We currently have 2 Hyper-V host (Windows Server 2016).

One of them contains all of the running machines, while the other contains the same machines, but as powered off replicas.

To keep them in sync, we are using a replication job in VEEAM Backup & Replication, but the problem we are currently experiencing is that the virtual machines can't access their hard drive for about 5 seconds every time VEEAM runs the replication job.

After some investigation, we discovered that it probably isn't VEEAM that causes the issues, but Hyper-V.

We determined this by manually creating and merging a checkpoint (just like VEEAM does every time it replicates) when VEEAM was turned off.

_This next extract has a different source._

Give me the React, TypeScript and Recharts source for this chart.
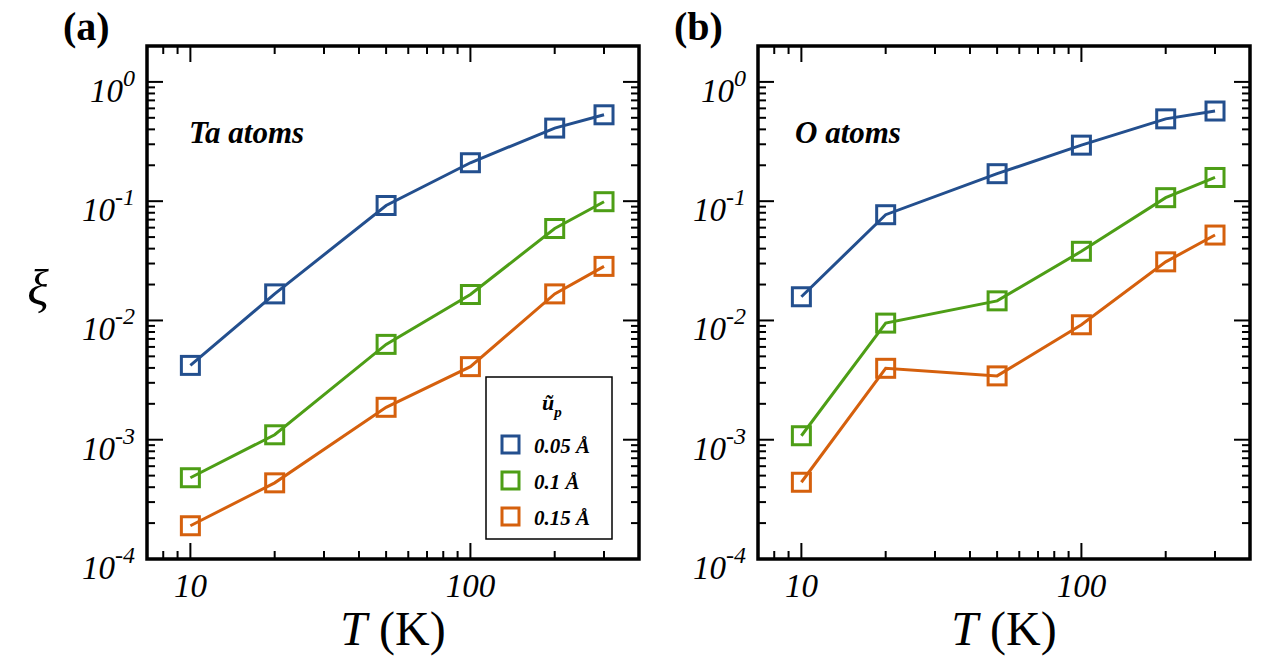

Is this normal behaviour, or can it be fixed?

  • How big is the snapshot? How many IOPS can the storage do? You need a vast amount of storage IOPS and bandwidth to merge with no performance hiccup. – John Mahowald Nov 19 '19 at 16:04
  • The snapshots are only around 15-25 MB in size, our storage can do around 250 IOPS – kasperB Nov 20 '19 at 9:40

Merging a delta disk like this is I/O intensive. Read source volumes, read checkpoint, write to target volume. I don't know the exact block size, but it could easily be doing a thousand random I/Os and taking seconds on that storage.

Experiment on faster storage that does many more IOPS. Also store checkpoint and replication target disks to be on a storage system independent from the source volume if possible. Likely you can reduce the performance hit, but not get it to zero.